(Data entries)

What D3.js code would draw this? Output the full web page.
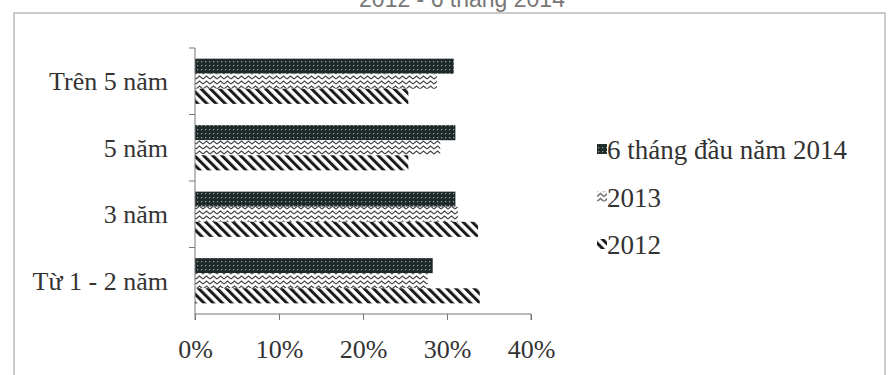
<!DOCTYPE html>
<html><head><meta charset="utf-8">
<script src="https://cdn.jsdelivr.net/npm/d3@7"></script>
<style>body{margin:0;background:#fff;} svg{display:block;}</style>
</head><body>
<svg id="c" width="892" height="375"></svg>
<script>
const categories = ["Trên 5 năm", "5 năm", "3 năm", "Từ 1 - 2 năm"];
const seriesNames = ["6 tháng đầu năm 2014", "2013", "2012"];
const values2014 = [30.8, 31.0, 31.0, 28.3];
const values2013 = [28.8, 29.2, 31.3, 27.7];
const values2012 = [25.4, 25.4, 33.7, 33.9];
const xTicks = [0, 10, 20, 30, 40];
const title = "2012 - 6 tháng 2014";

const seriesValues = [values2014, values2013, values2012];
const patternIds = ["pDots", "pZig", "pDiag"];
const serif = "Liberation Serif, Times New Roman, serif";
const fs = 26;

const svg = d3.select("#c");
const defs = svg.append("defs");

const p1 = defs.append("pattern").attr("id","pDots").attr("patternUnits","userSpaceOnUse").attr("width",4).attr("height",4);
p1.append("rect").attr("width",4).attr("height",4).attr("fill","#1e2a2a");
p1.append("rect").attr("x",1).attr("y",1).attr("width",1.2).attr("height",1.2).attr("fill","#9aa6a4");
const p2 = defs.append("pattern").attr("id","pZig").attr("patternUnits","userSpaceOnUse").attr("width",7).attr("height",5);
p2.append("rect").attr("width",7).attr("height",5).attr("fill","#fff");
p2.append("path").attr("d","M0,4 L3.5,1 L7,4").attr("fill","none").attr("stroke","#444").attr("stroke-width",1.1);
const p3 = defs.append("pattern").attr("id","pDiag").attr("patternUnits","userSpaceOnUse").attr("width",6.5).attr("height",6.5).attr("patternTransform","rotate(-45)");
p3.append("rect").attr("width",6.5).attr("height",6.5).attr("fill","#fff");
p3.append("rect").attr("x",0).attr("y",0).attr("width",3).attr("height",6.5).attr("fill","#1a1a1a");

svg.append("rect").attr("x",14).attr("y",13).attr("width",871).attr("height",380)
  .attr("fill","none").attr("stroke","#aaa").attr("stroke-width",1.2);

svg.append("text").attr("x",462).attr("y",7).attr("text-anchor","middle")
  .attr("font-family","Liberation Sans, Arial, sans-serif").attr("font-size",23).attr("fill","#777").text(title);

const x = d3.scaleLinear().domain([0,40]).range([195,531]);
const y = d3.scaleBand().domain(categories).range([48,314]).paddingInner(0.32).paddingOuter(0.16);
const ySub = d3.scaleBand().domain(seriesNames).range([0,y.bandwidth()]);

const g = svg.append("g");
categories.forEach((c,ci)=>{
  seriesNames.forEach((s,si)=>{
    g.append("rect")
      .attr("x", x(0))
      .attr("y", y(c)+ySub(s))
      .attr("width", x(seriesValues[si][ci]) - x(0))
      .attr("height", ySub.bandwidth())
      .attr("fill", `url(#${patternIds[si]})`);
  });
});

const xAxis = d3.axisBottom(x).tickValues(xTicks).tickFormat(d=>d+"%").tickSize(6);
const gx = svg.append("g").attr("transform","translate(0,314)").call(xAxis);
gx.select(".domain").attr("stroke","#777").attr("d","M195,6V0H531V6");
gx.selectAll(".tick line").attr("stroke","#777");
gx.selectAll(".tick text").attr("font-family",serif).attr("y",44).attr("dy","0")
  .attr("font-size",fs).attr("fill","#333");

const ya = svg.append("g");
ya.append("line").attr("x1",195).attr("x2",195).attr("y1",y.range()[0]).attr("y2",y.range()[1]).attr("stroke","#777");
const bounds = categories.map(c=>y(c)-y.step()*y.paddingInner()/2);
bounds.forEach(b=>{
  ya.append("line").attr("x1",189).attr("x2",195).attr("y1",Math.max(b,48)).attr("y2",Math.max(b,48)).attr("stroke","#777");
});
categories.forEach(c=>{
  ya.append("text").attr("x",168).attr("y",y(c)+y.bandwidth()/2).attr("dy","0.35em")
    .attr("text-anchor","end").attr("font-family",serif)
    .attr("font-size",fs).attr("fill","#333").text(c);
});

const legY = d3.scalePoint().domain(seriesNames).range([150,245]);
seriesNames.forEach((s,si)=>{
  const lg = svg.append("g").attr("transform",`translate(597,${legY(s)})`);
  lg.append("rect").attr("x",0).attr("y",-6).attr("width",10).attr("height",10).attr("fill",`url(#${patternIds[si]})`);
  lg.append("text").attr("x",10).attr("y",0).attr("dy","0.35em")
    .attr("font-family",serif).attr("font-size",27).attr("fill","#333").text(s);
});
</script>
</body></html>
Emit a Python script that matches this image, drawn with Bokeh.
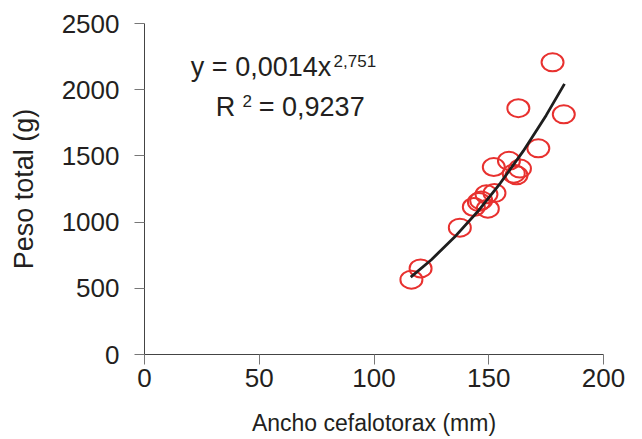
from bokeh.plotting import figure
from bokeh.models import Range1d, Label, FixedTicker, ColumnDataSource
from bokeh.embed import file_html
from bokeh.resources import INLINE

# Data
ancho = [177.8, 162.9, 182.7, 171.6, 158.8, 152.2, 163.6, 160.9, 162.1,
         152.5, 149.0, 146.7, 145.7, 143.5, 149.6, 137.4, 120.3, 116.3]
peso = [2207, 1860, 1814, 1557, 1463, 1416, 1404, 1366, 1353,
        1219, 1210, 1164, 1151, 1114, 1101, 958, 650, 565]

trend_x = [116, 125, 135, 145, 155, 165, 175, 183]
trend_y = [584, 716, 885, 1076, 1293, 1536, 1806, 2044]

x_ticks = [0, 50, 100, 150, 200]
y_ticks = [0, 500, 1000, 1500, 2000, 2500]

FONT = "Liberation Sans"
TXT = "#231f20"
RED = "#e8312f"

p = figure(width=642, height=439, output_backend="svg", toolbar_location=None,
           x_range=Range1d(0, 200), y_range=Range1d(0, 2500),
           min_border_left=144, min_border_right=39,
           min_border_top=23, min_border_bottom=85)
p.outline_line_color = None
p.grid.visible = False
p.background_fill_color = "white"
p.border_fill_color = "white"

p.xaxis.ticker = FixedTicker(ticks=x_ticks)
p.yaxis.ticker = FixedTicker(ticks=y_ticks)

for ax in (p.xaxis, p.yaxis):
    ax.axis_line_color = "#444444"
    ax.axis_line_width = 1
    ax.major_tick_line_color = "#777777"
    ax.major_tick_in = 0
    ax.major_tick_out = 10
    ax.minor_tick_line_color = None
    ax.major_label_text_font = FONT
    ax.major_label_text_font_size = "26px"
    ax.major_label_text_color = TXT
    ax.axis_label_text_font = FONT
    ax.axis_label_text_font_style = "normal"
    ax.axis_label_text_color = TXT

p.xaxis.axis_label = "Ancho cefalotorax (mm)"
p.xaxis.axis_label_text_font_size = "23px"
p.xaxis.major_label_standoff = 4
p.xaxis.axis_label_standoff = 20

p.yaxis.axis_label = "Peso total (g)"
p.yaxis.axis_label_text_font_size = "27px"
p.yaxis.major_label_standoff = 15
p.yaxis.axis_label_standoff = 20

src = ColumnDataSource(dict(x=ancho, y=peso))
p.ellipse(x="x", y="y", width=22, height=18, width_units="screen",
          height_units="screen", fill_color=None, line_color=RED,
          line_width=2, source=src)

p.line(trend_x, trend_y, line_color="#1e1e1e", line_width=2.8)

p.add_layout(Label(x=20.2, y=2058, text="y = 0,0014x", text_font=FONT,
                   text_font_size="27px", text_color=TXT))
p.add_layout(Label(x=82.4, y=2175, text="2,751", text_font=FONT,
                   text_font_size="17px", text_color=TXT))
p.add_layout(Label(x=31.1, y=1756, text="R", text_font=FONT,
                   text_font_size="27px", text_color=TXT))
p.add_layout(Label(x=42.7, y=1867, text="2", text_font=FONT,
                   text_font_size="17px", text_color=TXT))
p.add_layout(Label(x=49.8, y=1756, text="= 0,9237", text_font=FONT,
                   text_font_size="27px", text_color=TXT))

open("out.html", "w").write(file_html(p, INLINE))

==

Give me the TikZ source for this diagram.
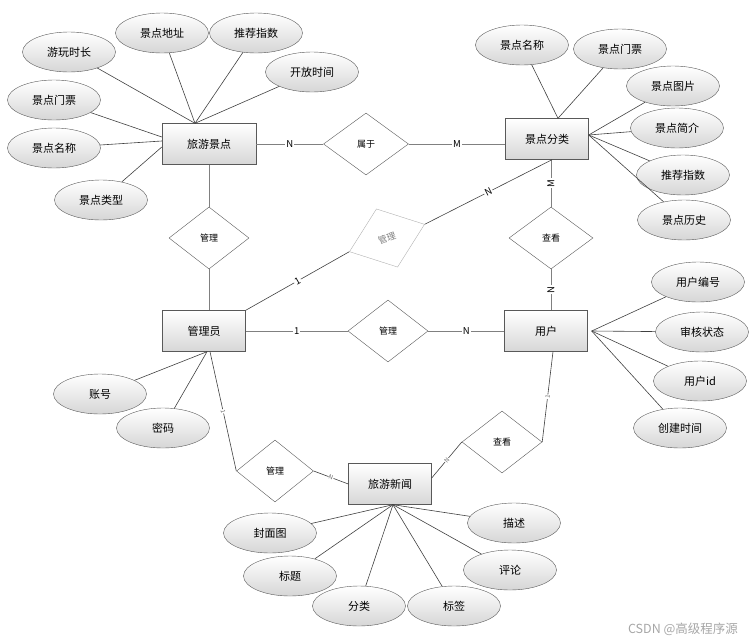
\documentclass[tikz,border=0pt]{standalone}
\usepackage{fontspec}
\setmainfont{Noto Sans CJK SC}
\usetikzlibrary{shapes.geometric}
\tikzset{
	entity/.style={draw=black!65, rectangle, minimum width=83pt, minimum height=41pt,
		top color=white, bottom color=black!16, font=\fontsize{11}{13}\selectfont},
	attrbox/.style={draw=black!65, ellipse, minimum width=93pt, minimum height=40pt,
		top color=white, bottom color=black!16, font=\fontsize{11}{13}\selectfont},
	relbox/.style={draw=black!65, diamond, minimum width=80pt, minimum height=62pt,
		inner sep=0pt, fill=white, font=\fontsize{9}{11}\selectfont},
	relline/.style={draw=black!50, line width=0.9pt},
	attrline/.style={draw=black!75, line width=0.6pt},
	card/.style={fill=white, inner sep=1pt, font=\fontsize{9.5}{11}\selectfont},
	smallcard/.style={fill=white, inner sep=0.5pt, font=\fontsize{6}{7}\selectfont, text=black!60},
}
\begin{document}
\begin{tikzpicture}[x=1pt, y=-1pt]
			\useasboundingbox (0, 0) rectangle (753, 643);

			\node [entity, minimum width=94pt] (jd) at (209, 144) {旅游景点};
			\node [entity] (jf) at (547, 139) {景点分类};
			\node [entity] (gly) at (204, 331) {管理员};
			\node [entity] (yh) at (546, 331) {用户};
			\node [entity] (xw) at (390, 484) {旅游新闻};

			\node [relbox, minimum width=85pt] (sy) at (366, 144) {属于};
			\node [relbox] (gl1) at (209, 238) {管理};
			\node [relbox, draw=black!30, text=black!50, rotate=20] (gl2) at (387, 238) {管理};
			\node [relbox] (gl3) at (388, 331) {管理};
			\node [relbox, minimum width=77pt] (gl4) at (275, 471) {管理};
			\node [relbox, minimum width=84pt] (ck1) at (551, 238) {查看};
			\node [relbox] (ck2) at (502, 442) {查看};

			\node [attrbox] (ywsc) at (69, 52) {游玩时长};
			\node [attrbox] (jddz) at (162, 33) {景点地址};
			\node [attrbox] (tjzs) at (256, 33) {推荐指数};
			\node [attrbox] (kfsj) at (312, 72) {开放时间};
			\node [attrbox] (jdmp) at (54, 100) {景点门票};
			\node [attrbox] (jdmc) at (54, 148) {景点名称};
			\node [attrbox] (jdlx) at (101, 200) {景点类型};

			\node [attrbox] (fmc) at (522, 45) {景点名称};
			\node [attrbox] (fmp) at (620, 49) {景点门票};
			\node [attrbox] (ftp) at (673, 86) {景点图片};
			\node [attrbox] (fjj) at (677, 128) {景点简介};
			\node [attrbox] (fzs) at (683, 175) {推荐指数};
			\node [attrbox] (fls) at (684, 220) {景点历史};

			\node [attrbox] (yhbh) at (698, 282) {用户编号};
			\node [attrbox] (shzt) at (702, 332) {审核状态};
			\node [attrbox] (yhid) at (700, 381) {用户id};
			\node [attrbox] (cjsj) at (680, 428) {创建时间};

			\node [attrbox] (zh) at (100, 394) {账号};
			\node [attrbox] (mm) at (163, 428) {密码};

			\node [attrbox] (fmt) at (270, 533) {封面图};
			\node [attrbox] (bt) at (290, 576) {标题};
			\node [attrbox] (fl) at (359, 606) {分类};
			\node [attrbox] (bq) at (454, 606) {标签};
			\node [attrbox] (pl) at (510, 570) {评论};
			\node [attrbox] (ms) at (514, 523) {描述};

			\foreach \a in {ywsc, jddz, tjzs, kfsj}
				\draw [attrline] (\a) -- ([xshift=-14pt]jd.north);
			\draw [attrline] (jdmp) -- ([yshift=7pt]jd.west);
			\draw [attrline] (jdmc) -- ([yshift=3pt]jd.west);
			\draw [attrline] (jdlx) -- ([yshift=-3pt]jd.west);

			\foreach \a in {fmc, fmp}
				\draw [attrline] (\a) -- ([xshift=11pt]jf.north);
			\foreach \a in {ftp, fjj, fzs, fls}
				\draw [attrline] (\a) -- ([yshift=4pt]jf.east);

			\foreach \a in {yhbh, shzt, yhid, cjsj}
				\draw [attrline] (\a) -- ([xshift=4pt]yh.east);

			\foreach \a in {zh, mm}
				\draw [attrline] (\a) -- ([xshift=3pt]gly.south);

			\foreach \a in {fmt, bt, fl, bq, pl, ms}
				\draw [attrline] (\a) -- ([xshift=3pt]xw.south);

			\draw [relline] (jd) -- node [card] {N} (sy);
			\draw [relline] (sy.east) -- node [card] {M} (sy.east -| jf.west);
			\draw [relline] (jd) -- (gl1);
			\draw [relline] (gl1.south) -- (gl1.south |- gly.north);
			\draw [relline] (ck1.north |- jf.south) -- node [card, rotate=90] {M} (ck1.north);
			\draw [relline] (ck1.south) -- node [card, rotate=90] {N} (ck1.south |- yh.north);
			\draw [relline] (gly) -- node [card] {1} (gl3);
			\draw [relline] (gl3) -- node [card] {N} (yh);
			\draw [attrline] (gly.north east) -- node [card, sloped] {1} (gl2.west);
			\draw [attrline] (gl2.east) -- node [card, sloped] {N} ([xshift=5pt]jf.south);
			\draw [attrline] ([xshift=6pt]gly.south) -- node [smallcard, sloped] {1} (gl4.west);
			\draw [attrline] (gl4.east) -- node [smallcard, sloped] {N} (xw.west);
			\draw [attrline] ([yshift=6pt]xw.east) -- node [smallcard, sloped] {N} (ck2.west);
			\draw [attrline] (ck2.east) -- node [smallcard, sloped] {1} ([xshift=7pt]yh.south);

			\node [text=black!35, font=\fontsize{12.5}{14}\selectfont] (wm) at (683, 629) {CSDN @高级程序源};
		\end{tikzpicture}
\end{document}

- **Job**:
Start at the line containing "Emit a Python" and stop at the line containing "from bokeh.resources import INLINE"; transcribe those lines exactly, skipping pictures.

- **Solution below**:
Emit a Python script that matches this image, drawn with Bokeh.
from bokeh.plotting import figure
from bokeh.models import Range1d, Label, FixedTicker, ColumnDataSource
from bokeh.embed import file_html
from bokeh.resources import INLINE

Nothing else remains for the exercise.